Crypto exchange Gemini took to Twitter on March 8 to deny rumors about its banking relationship with United States financial conglomerate JPMorgan being terminated. In a brief and straightforward message, Gemini stated that “despite reporting to the contrary, Gemini’s banking relationship remains intact with JPMorgan.”
The comments came in response to a previous report that claimed without naming a source that the banking ties between the two companies were ending.
Despite reporting to the contrary, Gemini’s banking relationship remains intact with JPMorgan.
— Gemini (@Gemini) March 8, 2023
The rumors surfaced amid uncertainty about the future relationship between the banking system and the crypto industry in the United States, as regulatory pressure and market outflows after the dramatic collapse of crypto exchange FTX keep driving banks to reduce their exposure to cryptocurrency assets.
Among the most recent examples is Silvergate Bank. On March 3, the crypto bank disclosed plans to discontinue its digital assets’ payment network, claiming the termination was a “risk-based decision.” Concerns that a liquidity crisis could lead to a bankruptcy filing increased last week after Silvergate postponed filing its annual 10-K financial report.
Related: Banks under pressure from U.S. authorities to cut ties with crypto firms
Silvergate reportedly borrowed $3.6 billion from the U.S. Federal Home Loan Banks System (FHLB) to mitigate a surge in withdrawals. The FHLB is a consortium of 11 regional banks across the United States that provide funds to other banks and lenders.
Another bank making a move away from crypto is Signature Bank.

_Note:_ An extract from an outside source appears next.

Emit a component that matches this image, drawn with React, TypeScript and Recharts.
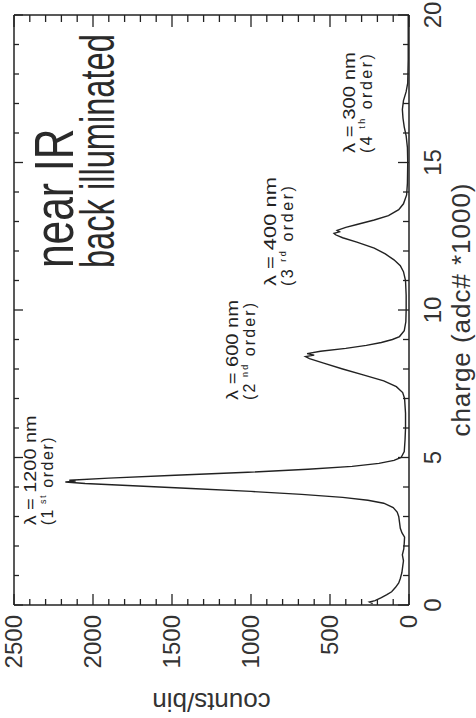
import { LineChart, Line, XAxis, YAxis, ReferenceDot } from 'recharts';

// spectrum: charge (adc# / 1000) vs counts per bin
const charge = [
  0.05, 0.1, 0.15, 0.25, 0.35, 0.45, 0.6, 0.75, 0.9, 1.1, 1.3, 1.5, 1.7, 1.9, 2.1, 2.3, 2.45, 2.6, 2.8,
  3.0, 3.15, 3.3, 3.45, 3.55, 3.65, 3.75, 3.85, 3.95, 4.05, 4.12, 4.17, 4.2, 4.23, 4.3, 4.4, 4.5, 4.6,
  4.7, 4.8, 4.9, 5.0, 5.2, 5.6, 6.0, 6.5, 7.0, 7.2, 7.4, 7.6, 7.8, 8.0, 8.2, 8.35, 8.42, 8.47, 8.52,
  8.6, 8.7, 8.8, 8.9, 9.0, 9.1, 9.3, 9.6, 10.0, 10.5, 11.0, 11.3, 11.5, 11.7, 11.9, 12.1, 12.3, 12.45,
  12.55, 12.6, 12.65, 12.7, 12.8, 12.9, 13.05, 13.2, 13.4, 13.6, 13.9, 14.3, 15.0, 15.5, 15.9, 16.2,
  16.5, 16.8, 17.1, 17.4, 17.7, 18.5, 19.5, 20,
];
const counts = [
  230, 250, 215, 175, 140, 110, 85, 65, 55, 45, 40, 35, 42, 33, 30, 28, 45, 55, 60,
  65, 75, 100, 160, 260, 420, 680, 1000, 1380, 1780, 2050, 2175, 2110, 2150, 1900, 1480, 1020, 640,
  360, 190, 95, 50, 30, 25, 22, 22, 28, 40, 80, 160, 290, 420, 540, 630, 655, 600, 645,
  560, 400, 270, 175, 105, 60, 30, 20, 18, 18, 22, 35, 55, 95, 150, 220, 330, 420,
  465, 475, 440, 455, 400, 330, 220, 130, 65, 35, 15, 10, 8, 10, 18, 30,
  38, 42, 35, 18, 8, 5, 5, 5,
];

const chargeTicks = [0, 1, 2, 3, 4, 5, 6, 7, 8, 9, 10, 11, 12, 13, 14, 15, 16, 17, 18, 19, 20];
const countTicks = [
  0, 100, 200, 300, 400, 500, 600, 700, 800, 900, 1000, 1100, 1200, 1300, 1400, 1500, 1600, 1700,
  1800, 1900, 2000, 2100, 2200, 2300, 2400, 2500,
];

const peakNotes = [
  { x: 2.7, y: 2361, text: 'λ = 1200 nm', n: '1', sup: 'st', len1: 110, len2: 88 },
  { x: 6.95, y: 1082, text: 'λ = 600 nm', n: '2', sup: 'nd', len1: 100, len2: 97 },
  { x: 10.81, y: 842, text: 'λ = 400 nm', n: '3', sup: 'rd', len1: 109, len2: 100 },
  { x: 15.32, y: 342, text: 'λ = 300 nm', n: '4', sup: 'th', len1: 101, len2: 99 },
];

const data = charge.map((c, i) => ({ charge: c, counts: counts[i] }));

const INK = '#222';
const FONT = '"Liberation Sans", Arial, sans-serif';

function BottomTick({ x, y, payload }: any) {
  const major = payload.value % 5 === 0;
  return (
    <g>
      <line x1={x} x2={x} y1={y} y2={y - (major ? 11 : 6)} stroke={INK} strokeWidth={1.3} />
      {major && (
        <text x={x} y={y + 32} textAnchor="middle" fontSize={24} fontFamily={FONT} fill="#333">
          {payload.value}
        </text>
      )}
    </g>
  );
}

function TopTick({ x, y, payload }: any) {
  const major = payload.value % 5 === 0;
  return <line x1={x} x2={x} y1={y} y2={y + (major ? 9 : 5)} stroke={INK} strokeWidth={1.3} />;
}

function LeftTick({ x, y, payload }: any) {
  const major = payload.value % 500 === 0;
  return (
    <g>
      <line x1={x} x2={x + (major ? 11 : 6)} y1={y} y2={y} stroke={INK} strokeWidth={1.3} />
      {major && (
        <text x={x - 10} y={y + 8} textAnchor="end" fontSize={24} fontFamily={FONT} fill="#333">
          {payload.value}
        </text>
      )}
    </g>
  );
}

function RightTick({ x, y, payload }: any) {
  const major = payload.value % 500 === 0;
  return <line x1={x} x2={x - (major ? 12 : 7)} y1={y} y2={y} stroke={INK} strokeWidth={1.3} />;
}

function PeakNote({ cx, cy, note }: any) {
  return (
    <g fill={INK} fontFamily={FONT} fontSize={16}>
      <text x={cx} y={cy} textLength={note.len1} lengthAdjust="spacingAndGlyphs">
        {note.text}
      </text>
      <text x={cx} y={cy + 17} textLength={note.len2} lengthAdjust="spacing">
        ({note.n}
        <tspan fontSize={9} dy={-7}>
          {' ' + note.sup}
        </tspan>
        <tspan dy={7}> order)</tspan>
      </text>
    </g>
  );
}

// the scan uses a narrow face; squeeze Liberation Sans horizontally to match
function Title({ cx, cy }: any) {
  return (
    <g fill="#2a2a2a" fontFamily={FONT}>
      <text transform={`translate(${cx}, ${cy}) scale(0.76, 1)`} fontSize={56}>
        near IR
      </text>
      <text transform={`translate(${cx}, ${cy + 41}) scale(0.68, 1)`} fontSize={48}>
        back illuminated
      </text>
    </g>
  );
}

function Spectrum() {
  return (
    <LineChart width={718} height={476} data={data} margin={{ top: 13, right: 14, bottom: 0, left: 0 }}>
      <XAxis
        xAxisId="b"
        dataKey="charge"
        type="number"
        domain={[0, 20]}
        ticks={chargeTicks}
        interval={0}
        height={67}
        tickSize={0}
        tickMargin={0}
        tickLine={false}
        tick={<BottomTick />}
        axisLine={{ stroke: INK, strokeWidth: 1.5 }}
        label={{
          content: ({ viewBox }: any) => (
            <text
              x={viewBox.x + viewBox.width / 2}
              y={viewBox.y + 61}
              textAnchor="middle"
              fontSize={26}
              fontFamily={FONT}
              fill="#333"
              textLength={253}
              lengthAdjust="spacing"
            >
              charge (adc# *1000)
            </text>
          ),
        }}
      />
      <XAxis
        xAxisId="t"
        orientation="top"
        dataKey="charge"
        type="number"
        domain={[0, 20]}
        ticks={chargeTicks}
        interval={0}
        height={1}
        tickSize={0}
        tickMargin={0}
        tickLine={false}
        tick={<TopTick />}
        axisLine={{ stroke: INK, strokeWidth: 1.5 }}
      />
      <YAxis
        yAxisId="l"
        type="number"
        domain={[0, 2500]}
        ticks={countTicks}
        interval={0}
        width={113}
        tickSize={0}
        tickMargin={0}
        tickLine={false}
        tick={<LeftTick />}
        axisLine={{ stroke: INK, strokeWidth: 1.5 }}
        label={{
          content: ({ viewBox }: any) => (
            <text
              transform={`translate(${viewBox.x + 25}, ${viewBox.y + viewBox.height / 2}) rotate(-90)`}
              textAnchor="middle"
              fontSize={26}
              fontFamily={FONT}
              fill="#333"
            >
              counts/bin
            </text>
          ),
        }}
      />
      <YAxis
        yAxisId="r"
        orientation="right"
        type="number"
        domain={[0, 2500]}
        ticks={countTicks}
        interval={0}
        width={1}
        tickSize={0}
        tickMargin={0}
        tickLine={false}
        tick={<RightTick />}
        axisLine={{ stroke: INK, strokeWidth: 1.5 }}
      />
      {/* unstroked copy on the mirrored frame axes so they get a scale and ticks */}
      <Line
        xAxisId="t"
        yAxisId="r"
        type="linear"
        dataKey="counts"
        stroke="none"
        dot={false}
        activeDot={false}
        legendType="none"
        isAnimationActive={false}
      />
      <Line
        xAxisId="b"
        yAxisId="l"
        type="linear"
        dataKey="counts"
        stroke={INK}
        strokeWidth={1.4}
        dot={false}
        isAnimationActive={false}
      />
      {peakNotes.map((n) => (
        <ReferenceDot
          key={n.text}
          xAxisId="b"
          yAxisId="l"
          x={n.x}
          y={n.y}
          r={0}
          shape={(p: any) => <PeakNote cx={p.cx} cy={p.cy} note={n} />}
        />
      ))}
      <ReferenceDot
        xAxisId="b"
        yAxisId="l"
        x={11.42}
        y={2127}
        r={0}
        shape={(p: any) => <Title cx={p.cx} cy={p.cy} />}
      />
    </LineChart>
  );
}

export default function App() {
  // the scanned figure is turned a quarter turn counter-clockwise
  return (
    <div style={{ position: 'fixed', left: 0, top: 0, width: 476, height: 718, overflow: 'hidden', background: '#fff' }}>
      <div
        style={{
          position: 'absolute',
          left: 0,
          top: 0,
          width: 718,
          height: 476,
          transformOrigin: '0 0',
          transform: 'translate(0px, 718px) rotate(-90deg)',
        }}
      >
        <Spectrum />
      </div>
    </div>
  );
}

In December, it announced plans to reduce crypto services, return funds to customers and close crypto-related accounts. The bank also borrowed nearly $10 billion from the FHLB system in the last quarter of 2022 due to liquidity issues related to the bear market and FTX’s bankruptcy.
Banks’ moves are impacting crypto firms. In February, Binance announced it would temporarily suspend bank transfers of U.S. dollars. A few weeks earlier, in January, the exchange said its SWIFT transfer partner, Signature Bank, would only process trades by users with U.S. dollar bank accounts over $100,000.